--- start of DATA SHOWN ---

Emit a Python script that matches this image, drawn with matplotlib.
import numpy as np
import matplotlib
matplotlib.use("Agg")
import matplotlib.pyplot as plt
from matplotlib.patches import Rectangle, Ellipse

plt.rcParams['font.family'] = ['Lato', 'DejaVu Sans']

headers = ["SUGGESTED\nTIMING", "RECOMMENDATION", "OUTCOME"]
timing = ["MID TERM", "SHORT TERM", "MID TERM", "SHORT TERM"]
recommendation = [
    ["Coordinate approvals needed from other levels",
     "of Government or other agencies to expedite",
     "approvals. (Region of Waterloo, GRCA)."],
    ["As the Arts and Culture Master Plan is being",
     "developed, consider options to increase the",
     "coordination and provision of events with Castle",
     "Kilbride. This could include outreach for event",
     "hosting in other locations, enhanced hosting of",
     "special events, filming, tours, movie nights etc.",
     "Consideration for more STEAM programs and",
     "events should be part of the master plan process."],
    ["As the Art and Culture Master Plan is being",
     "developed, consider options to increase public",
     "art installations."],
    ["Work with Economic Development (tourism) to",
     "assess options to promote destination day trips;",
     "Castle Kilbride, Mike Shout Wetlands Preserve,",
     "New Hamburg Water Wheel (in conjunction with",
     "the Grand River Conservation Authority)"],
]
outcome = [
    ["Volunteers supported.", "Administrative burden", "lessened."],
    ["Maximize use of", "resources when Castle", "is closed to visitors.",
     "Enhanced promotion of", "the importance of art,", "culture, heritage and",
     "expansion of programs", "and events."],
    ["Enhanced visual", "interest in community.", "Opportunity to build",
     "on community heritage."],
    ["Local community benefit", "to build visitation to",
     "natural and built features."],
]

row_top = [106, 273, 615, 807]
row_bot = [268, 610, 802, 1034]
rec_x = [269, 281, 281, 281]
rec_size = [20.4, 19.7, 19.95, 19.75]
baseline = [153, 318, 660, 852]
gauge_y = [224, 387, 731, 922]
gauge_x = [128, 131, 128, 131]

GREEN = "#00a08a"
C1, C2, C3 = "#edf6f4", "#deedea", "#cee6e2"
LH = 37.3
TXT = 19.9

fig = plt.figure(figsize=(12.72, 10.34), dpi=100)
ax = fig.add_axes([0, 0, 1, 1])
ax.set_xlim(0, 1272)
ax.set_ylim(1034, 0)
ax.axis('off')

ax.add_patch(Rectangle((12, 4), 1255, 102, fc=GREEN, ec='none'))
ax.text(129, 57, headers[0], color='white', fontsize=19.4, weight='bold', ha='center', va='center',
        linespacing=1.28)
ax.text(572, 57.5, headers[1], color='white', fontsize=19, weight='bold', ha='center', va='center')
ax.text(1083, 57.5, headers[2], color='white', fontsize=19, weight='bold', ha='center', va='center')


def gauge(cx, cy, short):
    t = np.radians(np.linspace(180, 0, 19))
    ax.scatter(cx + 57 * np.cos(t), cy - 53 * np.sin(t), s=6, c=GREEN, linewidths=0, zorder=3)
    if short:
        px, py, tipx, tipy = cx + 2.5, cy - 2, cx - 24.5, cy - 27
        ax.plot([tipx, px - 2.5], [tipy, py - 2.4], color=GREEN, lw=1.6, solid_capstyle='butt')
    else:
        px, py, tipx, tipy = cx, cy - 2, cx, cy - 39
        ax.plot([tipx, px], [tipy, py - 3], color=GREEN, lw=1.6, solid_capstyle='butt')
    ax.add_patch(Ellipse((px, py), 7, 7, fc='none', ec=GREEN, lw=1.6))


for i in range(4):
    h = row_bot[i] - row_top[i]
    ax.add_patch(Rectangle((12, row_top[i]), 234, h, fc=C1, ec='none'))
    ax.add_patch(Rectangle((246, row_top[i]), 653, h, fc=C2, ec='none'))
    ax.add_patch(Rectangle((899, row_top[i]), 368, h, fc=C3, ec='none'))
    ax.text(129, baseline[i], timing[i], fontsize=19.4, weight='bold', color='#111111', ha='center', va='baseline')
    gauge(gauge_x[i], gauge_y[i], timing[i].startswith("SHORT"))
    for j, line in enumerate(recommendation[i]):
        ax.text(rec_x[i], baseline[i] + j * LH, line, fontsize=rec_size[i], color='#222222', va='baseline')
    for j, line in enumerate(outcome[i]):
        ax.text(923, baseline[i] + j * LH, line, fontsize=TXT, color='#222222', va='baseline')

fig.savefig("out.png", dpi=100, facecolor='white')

--- end of DATA SHOWN ---

> [SET PROBLEM]:
Take the listing above and write it out again exactly.

> [ANSWER TO THIS PROBLEM]:
Emit a Python script that matches this image, drawn with matplotlib.
import numpy as np
import matplotlib
matplotlib.use("Agg")
import matplotlib.pyplot as plt
from matplotlib.patches import Rectangle, Ellipse

plt.rcParams['font.family'] = ['Lato', 'DejaVu Sans']

headers = ["SUGGESTED\nTIMING", "RECOMMENDATION", "OUTCOME"]
timing = ["MID TERM", "SHORT TERM", "MID TERM", "SHORT TERM"]
recommendation = [
    ["Coordinate approvals needed from other levels",
     "of Government or other agencies to expedite",
     "approvals. (Region of Waterloo, GRCA)."],
    ["As the Arts and Culture Master Plan is being",
     "developed, consider options to increase the",
     "coordination and provision of events with Castle",
     "Kilbride. This could include outreach for event",
     "hosting in other locations, enhanced hosting of",
     "special events, filming, tours, movie nights etc.",
     "Consideration for more STEAM programs and",
     "events should be part of the master plan process."],
    ["As the Art and Culture Master Plan is being",
     "developed, consider options to increase public",
     "art installations."],
    ["Work with Economic Development (tourism) to",
     "assess options to promote destination day trips;",
     "Castle Kilbride, Mike Shout Wetlands Preserve,",
     "New Hamburg Water Wheel (in conjunction with",
     "the Grand River Conservation Authority)"],
]
outcome = [
    ["Volunteers supported.", "Administrative burden", "lessened."],
    ["Maximize use of", "resources when Castle", "is closed to visitors.",
     "Enhanced promotion of", "the importance of art,", "culture, heritage and",
     "expansion of programs", "and events."],
    ["Enhanced visual", "interest in community.", "Opportunity to build",
     "on community heritage."],
    ["Local community benefit", "to build visitation to",
     "natural and built features."],
]

row_top = [106, 273, 615, 807]
row_bot = [268, 610, 802, 1034]
rec_x = [269, 281, 281, 281]
rec_size = [20.4, 19.7, 19.95, 19.75]
baseline = [153, 318, 660, 852]
gauge_y = [224, 387, 731, 922]
gauge_x = [128, 131, 128, 131]

GREEN = "#00a08a"
C1, C2, C3 = "#edf6f4", "#deedea", "#cee6e2"
LH = 37.3
TXT = 19.9

fig = plt.figure(figsize=(12.72, 10.34), dpi=100)
ax = fig.add_axes([0, 0, 1, 1])
ax.set_xlim(0, 1272)
ax.set_ylim(1034, 0)
ax.axis('off')

ax.add_patch(Rectangle((12, 4), 1255, 102, fc=GREEN, ec='none'))
ax.text(129, 57, headers[0], color='white', fontsize=19.4, weight='bold', ha='center', va='center',
        linespacing=1.28)
ax.text(572, 57.5, headers[1], color='white', fontsize=19, weight='bold', ha='center', va='center')
ax.text(1083, 57.5, headers[2], color='white', fontsize=19, weight='bold', ha='center', va='center')


def gauge(cx, cy, short):
    t = np.radians(np.linspace(180, 0, 19))
    ax.scatter(cx + 57 * np.cos(t), cy - 53 * np.sin(t), s=6, c=GREEN, linewidths=0, zorder=3)
    if short:
        px, py, tipx, tipy = cx + 2.5, cy - 2, cx - 24.5, cy - 27
        ax.plot([tipx, px - 2.5], [tipy, py - 2.4], color=GREEN, lw=1.6, solid_capstyle='butt')
    else:
        px, py, tipx, tipy = cx, cy - 2, cx, cy - 39
        ax.plot([tipx, px], [tipy, py - 3], color=GREEN, lw=1.6, solid_capstyle='butt')
    ax.add_patch(Ellipse((px, py), 7, 7, fc='none', ec=GREEN, lw=1.6))


for i in range(4):
    h = row_bot[i] - row_top[i]
    ax.add_patch(Rectangle((12, row_top[i]), 234, h, fc=C1, ec='none'))
    ax.add_patch(Rectangle((246, row_top[i]), 653, h, fc=C2, ec='none'))
    ax.add_patch(Rectangle((899, row_top[i]), 368, h, fc=C3, ec='none'))
    ax.text(129, baseline[i], timing[i], fontsize=19.4, weight='bold', color='#111111', ha='center', va='baseline')
    gauge(gauge_x[i], gauge_y[i], timing[i].startswith("SHORT"))
    for j, line in enumerate(recommendation[i]):
        ax.text(rec_x[i], baseline[i] + j * LH, line, fontsize=rec_size[i], color='#222222', va='baseline')
    for j, line in enumerate(outcome[i]):
        ax.text(923, baseline[i] + j * LH, line, fontsize=TXT, color='#222222', va='baseline')

fig.savefig("out.png", dpi=100, facecolor='white')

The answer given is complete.